Teemo is the most universally annoying because his traps affect movement, wave control, health totals, and engage timing at the same time. Riot's tooltip-defined stealth trap mechanic becomes especially oppressive in Mayhem's narrow, repeated fight path.
Are these the strongest champions or just the most frustrating?
They are ranked by frustration and practical pressure, not pure win rate. Current win-rate checks should use Lolalytics, League of Graphs, OP.GG, or Mobalytics for the live patch, but ARAM Mayhem annoyance depends heavily on how a kit abuses tempo and lane compression.
Which annoying champion is easiest to counter?
Heimerdinger is the easiest to counter with discipline.

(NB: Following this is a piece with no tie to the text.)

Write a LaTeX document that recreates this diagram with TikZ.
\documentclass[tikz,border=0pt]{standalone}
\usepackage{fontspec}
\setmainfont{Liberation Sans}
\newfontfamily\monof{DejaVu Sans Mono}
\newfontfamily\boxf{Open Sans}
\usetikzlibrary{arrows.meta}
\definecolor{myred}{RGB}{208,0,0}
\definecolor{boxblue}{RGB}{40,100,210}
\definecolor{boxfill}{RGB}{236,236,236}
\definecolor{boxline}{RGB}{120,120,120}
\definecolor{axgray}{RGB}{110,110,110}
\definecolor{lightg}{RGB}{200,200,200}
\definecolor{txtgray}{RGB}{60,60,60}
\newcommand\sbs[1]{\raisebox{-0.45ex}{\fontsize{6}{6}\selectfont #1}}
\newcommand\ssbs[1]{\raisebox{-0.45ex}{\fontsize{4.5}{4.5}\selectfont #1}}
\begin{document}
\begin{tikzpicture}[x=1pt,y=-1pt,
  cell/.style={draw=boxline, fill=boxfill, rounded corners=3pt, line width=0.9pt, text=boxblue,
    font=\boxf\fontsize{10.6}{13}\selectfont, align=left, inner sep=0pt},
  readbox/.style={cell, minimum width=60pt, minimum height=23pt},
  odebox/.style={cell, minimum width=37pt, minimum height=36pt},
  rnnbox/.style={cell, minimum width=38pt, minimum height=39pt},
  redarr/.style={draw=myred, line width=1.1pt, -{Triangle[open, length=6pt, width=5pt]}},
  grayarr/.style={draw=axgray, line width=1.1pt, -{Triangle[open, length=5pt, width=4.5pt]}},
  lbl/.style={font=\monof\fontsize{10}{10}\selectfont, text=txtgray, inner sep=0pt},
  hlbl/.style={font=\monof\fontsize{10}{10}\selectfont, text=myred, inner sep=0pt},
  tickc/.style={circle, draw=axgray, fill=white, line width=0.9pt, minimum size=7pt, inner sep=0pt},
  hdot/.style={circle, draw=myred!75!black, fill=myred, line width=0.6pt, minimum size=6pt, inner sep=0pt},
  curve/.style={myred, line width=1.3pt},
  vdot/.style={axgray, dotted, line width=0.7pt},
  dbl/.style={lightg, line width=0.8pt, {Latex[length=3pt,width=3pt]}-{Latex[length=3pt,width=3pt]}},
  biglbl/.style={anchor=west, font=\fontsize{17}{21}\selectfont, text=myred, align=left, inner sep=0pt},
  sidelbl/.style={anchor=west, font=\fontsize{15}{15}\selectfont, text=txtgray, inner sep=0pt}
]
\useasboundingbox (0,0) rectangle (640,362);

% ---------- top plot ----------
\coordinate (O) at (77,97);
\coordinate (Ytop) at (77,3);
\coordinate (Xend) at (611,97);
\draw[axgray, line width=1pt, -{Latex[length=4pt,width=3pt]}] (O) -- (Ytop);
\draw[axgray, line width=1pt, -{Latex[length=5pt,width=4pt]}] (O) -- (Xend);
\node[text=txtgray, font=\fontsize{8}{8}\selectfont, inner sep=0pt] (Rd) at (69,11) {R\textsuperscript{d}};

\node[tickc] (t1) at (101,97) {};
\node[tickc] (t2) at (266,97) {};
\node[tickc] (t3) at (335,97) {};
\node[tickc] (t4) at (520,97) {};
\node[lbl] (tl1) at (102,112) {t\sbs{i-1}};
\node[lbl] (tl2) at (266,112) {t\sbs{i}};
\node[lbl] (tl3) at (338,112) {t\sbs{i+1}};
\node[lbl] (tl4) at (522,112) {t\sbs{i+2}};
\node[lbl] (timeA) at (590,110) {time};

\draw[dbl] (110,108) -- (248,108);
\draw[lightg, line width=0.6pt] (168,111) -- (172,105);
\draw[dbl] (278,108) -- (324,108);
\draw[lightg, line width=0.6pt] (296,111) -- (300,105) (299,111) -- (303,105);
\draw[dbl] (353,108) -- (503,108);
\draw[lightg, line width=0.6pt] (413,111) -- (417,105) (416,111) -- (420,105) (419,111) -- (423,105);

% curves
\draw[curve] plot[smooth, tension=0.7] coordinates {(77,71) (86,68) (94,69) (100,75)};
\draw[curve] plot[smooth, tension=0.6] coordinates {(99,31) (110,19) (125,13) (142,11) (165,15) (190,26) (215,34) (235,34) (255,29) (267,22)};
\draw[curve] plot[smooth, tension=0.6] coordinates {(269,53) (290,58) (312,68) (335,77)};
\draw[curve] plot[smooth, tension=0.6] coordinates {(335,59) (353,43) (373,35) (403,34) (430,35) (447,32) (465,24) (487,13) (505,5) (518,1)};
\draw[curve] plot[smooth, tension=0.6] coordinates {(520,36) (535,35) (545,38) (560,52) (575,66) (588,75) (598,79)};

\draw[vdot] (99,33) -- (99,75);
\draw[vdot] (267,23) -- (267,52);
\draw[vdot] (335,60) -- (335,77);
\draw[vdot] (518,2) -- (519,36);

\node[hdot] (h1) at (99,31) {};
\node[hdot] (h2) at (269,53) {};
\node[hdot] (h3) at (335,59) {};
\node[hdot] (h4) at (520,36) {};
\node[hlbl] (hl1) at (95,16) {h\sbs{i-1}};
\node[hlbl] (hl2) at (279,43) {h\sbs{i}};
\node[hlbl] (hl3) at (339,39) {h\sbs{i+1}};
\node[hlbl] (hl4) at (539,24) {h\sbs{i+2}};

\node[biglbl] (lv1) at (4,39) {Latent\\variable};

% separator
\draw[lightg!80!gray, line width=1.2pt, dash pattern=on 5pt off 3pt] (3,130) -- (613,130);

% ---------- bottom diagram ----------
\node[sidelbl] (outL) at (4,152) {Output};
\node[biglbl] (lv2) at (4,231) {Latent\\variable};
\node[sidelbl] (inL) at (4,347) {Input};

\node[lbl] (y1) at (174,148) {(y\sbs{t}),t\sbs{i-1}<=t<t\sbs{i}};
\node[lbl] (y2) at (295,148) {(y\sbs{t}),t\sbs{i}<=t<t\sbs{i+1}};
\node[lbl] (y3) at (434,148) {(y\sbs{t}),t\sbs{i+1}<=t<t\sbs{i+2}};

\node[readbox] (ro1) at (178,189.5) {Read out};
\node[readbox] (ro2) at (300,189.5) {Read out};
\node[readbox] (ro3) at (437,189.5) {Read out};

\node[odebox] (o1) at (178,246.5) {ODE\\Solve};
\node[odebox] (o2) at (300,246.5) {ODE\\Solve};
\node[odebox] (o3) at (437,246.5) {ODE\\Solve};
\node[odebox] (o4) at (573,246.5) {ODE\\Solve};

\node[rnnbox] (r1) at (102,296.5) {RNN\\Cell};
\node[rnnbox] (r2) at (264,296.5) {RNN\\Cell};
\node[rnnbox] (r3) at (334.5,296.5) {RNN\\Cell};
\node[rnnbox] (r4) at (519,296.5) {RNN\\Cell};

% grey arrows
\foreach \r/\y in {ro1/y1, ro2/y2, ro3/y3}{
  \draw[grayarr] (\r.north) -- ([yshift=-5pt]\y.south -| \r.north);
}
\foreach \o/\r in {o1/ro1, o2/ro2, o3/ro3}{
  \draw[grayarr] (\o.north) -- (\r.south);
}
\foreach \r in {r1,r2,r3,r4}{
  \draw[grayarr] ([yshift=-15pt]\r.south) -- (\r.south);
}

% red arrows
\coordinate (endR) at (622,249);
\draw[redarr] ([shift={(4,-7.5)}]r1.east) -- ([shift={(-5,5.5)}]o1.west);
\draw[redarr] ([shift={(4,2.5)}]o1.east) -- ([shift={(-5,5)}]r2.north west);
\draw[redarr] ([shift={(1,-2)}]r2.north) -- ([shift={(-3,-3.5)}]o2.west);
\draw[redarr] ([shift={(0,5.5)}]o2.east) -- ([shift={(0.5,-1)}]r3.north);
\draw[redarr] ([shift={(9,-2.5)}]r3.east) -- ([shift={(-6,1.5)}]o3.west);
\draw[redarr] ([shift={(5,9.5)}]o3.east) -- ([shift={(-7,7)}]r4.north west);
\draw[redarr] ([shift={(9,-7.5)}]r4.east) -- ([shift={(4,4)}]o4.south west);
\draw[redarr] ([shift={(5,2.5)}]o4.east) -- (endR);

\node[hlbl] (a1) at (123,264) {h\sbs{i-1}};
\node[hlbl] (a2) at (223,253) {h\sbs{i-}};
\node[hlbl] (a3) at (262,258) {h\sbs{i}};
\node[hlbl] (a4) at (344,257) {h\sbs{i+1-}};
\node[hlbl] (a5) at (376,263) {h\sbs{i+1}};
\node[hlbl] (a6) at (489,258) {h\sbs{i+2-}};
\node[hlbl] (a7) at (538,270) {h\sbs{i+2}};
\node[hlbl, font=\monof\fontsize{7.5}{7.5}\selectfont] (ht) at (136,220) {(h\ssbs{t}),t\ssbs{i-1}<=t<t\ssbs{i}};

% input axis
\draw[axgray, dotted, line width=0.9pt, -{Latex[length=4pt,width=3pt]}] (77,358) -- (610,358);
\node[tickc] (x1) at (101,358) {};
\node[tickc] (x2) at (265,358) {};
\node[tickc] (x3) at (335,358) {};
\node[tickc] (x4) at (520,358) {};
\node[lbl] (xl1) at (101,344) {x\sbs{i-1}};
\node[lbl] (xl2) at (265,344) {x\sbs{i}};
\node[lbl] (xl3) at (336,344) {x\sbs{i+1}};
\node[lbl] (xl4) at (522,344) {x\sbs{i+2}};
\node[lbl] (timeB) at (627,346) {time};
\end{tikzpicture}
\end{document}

Clear 2 turrets before engaging, track grenade, and fight during his setup gap. Teams lose to Heimer mostly by diving through prepared turrets instead of dismantling the zone first.
Which champion should low-mobility teams ban first?

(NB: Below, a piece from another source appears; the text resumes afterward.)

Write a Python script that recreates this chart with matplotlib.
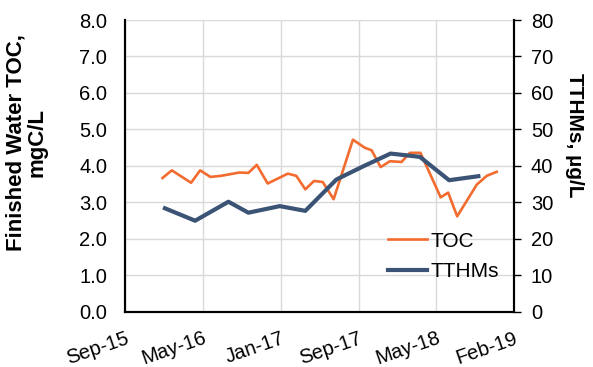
import numpy as np
import pandas as pd
import matplotlib
matplotlib.use('Agg')
import matplotlib.pyplot as plt
import matplotlib.dates as mdates

plt.rcParams['font.family'] = ['Liberation Sans', 'DejaVu Sans']

# finished water TOC, mgC/L
toc_dates = ['2015-12-30', '2016-01-29', '2016-03-31', '2016-04-29', '2016-06-01',
             '2016-07-05', '2016-09-02', '2016-10-01', '2016-10-28', '2016-12-02',
             '2017-02-05', '2017-03-04', '2017-04-02', '2017-04-30', '2017-05-28',
             '2017-07-02', '2017-09-02', '2017-10-10', '2017-11-01', '2017-11-30',
             '2017-12-30', '2018-02-05', '2018-03-04', '2018-04-07', '2018-06-11',
             '2018-07-05', '2018-08-03', '2018-10-05', '2018-11-06', '2018-12-08']
toc = [3.67, 3.88, 3.54, 3.88, 3.70, 3.73, 3.82, 3.81, 4.03, 3.52,
       3.79, 3.73, 3.36, 3.59, 3.56, 3.09, 4.72, 4.50, 4.43, 3.97,
       4.13, 4.11, 4.36, 4.36, 3.14, 3.27, 2.62, 3.49, 3.73, 3.84]

# TTHMs, ug/L
tthm_dates = ['2016-01-07', '2016-04-13', '2016-07-29', '2016-10-01', '2017-01-10',
              '2017-04-02', '2017-07-11', '2017-10-05', '2018-01-01', '2018-04-05',
              '2018-07-08', '2018-10-10']
tthm = [28.4, 25.0, 30.2, 27.2, 29.0, 27.7, 36.3, 39.9, 43.4, 42.5, 36.1, 37.2]

toc_dates = pd.to_datetime(toc_dates)
tthm_dates = pd.to_datetime(tthm_dates)

start = pd.Timestamp('2015-09-01')
xticks = [start + pd.Timedelta(days=250 * i) for i in range(6)]

fig = plt.figure(figsize=(5.93, 3.67), dpi=100)
ax = fig.add_axes([0.211, 0.150, 0.656, 0.7955])
ax2 = ax.twinx()

l1, = ax.plot(toc_dates, toc, color='#F26B2F', lw=1.9, label='TOC')
l2, = ax2.plot(tthm_dates, tthm, color='#3B5375', lw=3.0, label='TTHMs')

ax.set_xlim(xticks[0], xticks[-1])
ax.set_xticks(xticks)
ax.xaxis.set_major_formatter(mdates.DateFormatter('%b-%y'))
ax.set_ylim(0, 8)
ax.set_yticks(np.arange(0, 8.1, 1))
ax.set_yticklabels(['%.1f' % v for v in np.arange(0, 8.1, 1)])
ax2.set_ylim(0, 80)
ax2.set_yticks(np.arange(0, 81, 10))

ax.grid(True, color='#D9D9D9', lw=1)
ax.set_axisbelow(True)

ax.tick_params(axis='x', length=0, labelsize=14.5, pad=12)
ax.tick_params(axis='y', length=0, labelsize=14.5, pad=13)
ax2.tick_params(axis='y', length=5, width=1, labelsize=14.5, pad=7, direction='out')
for lab in ax.get_xticklabels():
    lab.set_rotation(19)
    lab.set_ha('right')
    lab.set_rotation_mode('anchor')

for a in (ax, ax2):
    a.spines['top'].set_visible(False)
    for s in ('left', 'right', 'bottom'):
        a.spines[s].set_color('black')
        a.spines[s].set_linewidth(1.5)

ax.set_ylabel('Finished Water TOC,\nmgC/L', fontsize=16, fontweight='bold', linespacing=1.0)
ax.yaxis.set_label_coords(-0.2, 0.58)
ax2.set_ylabel('TTHMs, µg/L', fontsize=15, fontweight='bold', rotation=-90, va='center')
ax2.yaxis.set_label_coords(1.155, 0.606)

ax2.legend([l1, l2], ['TOC', 'TTHMs'], loc='center left', bbox_to_anchor=(0.675, 0.19),
           frameon=False, fontsize=15, handlelength=1.9, handletextpad=0.15,
           labelspacing=0.55, borderpad=0, borderaxespad=0)

fig.savefig('out.png', dpi=100)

Pyke is the best ban for low-mobility, low-peel teams. His hook, camouflage, dash, and execute reset punish damaged backlines that cannot reposition quickly after the first kill.
Why not include every strong poke mage?
ARAM Mayhem has many strong poke champions, but not every poke mage changes the whole lane. The champions listed here either deny space, reset fights, punish grouping, or erase successful engages, which makes them harder to play against than standard damage dealers.
Action advice for the next lobby
Use bans on champions that attack the team's weakest habit. If the team stacks in a line, remove Seraphine or Hwei. If the team lacks detection and patience, remove Teemo or Shaco. If the team plays squishy poke with no hard peel, remove Pyke. During the match, call one clear rule before the first wave: "clear traps first," "split against Brand ult," or "bait Zilean revive before burst." One specific rule followed by 5 players creates better results than five players vaguely trying to "play safe."